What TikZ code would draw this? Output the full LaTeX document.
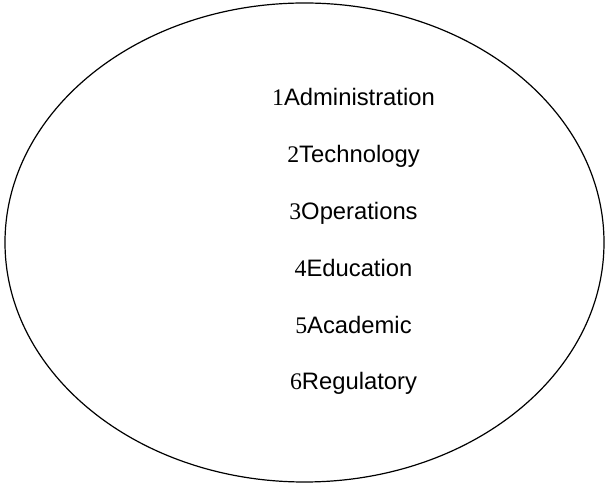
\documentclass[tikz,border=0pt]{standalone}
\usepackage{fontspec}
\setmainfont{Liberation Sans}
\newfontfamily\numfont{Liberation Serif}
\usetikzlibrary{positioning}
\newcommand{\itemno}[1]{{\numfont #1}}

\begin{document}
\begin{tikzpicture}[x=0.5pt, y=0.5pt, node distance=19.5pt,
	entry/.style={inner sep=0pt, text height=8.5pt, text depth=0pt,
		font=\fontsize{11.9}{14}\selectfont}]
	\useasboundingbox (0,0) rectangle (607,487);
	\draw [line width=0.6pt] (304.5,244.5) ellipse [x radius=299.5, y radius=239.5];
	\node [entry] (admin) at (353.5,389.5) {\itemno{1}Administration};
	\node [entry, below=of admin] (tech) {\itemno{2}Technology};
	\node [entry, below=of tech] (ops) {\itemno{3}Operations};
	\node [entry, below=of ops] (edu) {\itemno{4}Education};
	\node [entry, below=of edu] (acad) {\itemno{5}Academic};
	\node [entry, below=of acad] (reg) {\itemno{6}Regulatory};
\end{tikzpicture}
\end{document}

---

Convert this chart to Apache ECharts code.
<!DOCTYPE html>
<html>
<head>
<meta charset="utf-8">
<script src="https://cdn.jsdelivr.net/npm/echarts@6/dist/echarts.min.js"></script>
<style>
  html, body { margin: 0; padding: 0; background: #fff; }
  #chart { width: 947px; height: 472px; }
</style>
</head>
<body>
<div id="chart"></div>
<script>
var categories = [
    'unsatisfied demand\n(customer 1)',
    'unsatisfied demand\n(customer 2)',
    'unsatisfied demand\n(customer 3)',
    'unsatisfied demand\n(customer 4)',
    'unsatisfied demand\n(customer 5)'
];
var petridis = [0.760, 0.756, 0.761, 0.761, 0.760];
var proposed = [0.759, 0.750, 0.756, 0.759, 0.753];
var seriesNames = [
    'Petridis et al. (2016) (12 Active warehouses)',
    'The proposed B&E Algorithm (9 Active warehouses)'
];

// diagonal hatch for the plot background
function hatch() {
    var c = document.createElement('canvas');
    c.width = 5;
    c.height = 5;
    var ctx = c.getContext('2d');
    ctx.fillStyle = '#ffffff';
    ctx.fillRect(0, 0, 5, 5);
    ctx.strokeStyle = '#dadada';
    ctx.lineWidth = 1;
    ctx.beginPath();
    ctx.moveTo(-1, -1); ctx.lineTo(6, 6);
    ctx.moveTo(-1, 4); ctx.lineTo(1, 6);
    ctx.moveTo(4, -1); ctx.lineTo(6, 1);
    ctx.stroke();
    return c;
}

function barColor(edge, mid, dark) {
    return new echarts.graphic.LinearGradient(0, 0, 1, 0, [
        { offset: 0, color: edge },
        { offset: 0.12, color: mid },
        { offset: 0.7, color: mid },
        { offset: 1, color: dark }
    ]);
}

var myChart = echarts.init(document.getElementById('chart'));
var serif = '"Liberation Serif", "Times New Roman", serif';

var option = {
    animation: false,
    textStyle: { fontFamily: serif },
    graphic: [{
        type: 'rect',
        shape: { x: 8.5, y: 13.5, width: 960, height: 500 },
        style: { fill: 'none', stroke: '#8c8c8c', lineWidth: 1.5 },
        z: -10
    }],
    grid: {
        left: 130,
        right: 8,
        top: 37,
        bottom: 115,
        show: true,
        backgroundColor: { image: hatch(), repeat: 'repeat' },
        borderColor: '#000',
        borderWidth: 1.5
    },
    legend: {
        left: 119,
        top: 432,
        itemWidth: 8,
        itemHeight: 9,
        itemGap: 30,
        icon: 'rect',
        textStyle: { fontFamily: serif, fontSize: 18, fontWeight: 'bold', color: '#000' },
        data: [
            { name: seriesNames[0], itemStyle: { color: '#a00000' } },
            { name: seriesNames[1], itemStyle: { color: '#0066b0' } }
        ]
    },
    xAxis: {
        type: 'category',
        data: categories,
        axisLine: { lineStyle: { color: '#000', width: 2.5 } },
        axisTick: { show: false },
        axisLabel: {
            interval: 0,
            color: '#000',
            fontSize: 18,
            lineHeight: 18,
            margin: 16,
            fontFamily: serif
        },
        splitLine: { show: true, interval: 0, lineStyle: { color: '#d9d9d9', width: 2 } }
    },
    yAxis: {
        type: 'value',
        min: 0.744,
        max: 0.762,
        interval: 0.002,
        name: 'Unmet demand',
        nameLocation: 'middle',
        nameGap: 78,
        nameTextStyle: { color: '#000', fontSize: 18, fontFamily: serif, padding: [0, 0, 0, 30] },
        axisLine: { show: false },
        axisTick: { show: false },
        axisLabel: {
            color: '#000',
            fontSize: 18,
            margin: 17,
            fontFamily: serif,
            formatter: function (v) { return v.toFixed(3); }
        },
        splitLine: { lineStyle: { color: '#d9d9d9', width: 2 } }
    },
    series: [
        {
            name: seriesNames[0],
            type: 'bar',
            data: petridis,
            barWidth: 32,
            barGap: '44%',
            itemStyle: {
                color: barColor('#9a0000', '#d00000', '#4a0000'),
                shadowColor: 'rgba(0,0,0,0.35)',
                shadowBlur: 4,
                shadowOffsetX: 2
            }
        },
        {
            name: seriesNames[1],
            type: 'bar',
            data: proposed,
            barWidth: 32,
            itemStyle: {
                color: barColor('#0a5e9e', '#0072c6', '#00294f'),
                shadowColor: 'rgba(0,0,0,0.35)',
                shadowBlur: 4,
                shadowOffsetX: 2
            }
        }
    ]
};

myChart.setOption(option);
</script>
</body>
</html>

--

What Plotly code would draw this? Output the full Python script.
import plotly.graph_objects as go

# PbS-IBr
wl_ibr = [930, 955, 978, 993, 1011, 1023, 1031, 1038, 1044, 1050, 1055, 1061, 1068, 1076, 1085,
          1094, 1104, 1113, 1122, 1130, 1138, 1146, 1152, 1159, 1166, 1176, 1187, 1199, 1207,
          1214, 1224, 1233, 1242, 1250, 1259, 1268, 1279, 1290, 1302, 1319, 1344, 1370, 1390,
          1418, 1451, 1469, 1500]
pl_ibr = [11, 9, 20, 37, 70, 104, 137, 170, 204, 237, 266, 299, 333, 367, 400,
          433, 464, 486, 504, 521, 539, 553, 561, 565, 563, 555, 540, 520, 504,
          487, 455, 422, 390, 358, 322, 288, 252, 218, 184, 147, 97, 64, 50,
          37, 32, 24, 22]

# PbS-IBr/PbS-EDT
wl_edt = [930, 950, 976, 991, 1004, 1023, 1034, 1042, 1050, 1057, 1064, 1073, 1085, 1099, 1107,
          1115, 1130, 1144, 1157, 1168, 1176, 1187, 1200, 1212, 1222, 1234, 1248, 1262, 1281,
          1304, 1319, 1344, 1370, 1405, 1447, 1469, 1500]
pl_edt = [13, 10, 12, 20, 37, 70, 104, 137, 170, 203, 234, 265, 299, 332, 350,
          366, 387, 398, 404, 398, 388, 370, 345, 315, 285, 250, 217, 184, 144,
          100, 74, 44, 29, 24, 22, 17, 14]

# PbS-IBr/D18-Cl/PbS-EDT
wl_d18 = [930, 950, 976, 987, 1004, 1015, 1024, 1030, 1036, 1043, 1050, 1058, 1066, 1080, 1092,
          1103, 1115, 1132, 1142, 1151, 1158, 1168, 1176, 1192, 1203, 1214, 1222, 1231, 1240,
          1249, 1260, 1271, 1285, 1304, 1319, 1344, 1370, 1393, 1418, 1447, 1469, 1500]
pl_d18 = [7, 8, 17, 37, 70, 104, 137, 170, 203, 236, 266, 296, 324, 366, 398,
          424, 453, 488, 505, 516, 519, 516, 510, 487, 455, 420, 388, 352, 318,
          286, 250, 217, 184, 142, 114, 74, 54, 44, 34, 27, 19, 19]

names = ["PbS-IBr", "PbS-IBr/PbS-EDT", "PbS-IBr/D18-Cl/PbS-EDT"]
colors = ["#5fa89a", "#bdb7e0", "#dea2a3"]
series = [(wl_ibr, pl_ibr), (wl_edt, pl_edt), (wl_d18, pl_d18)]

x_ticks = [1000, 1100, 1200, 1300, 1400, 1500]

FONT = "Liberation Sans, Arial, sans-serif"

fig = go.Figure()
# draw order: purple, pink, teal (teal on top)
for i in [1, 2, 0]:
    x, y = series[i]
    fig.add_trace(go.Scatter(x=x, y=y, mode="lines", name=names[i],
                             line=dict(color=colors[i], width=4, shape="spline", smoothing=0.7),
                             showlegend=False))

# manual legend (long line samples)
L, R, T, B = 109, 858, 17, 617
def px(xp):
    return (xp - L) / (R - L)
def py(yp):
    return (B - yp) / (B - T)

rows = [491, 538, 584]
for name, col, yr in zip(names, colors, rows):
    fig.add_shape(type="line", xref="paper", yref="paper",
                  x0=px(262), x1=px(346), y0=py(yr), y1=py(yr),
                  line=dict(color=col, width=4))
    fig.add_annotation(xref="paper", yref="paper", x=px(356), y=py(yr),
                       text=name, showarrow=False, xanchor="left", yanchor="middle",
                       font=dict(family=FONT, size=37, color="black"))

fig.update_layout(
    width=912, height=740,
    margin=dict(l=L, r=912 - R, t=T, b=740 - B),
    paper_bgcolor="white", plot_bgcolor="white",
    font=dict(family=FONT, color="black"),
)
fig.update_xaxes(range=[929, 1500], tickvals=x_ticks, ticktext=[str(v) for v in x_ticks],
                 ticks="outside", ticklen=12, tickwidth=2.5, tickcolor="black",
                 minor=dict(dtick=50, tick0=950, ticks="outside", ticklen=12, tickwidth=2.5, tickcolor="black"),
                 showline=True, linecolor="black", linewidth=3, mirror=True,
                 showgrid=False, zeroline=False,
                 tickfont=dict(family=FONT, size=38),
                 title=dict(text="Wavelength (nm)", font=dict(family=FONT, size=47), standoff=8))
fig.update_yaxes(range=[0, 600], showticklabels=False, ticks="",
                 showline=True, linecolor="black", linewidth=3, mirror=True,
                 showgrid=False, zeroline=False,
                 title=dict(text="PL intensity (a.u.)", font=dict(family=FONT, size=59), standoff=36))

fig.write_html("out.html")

### Task:
Above this instruction are the records; retype exactly the lines from the one containing "What Plotly code" up to and including the one containing "import plotly.graph_objects as go".

### Solved exercise:
What Plotly code would draw this? Output the full Python script.
import plotly.graph_objects as go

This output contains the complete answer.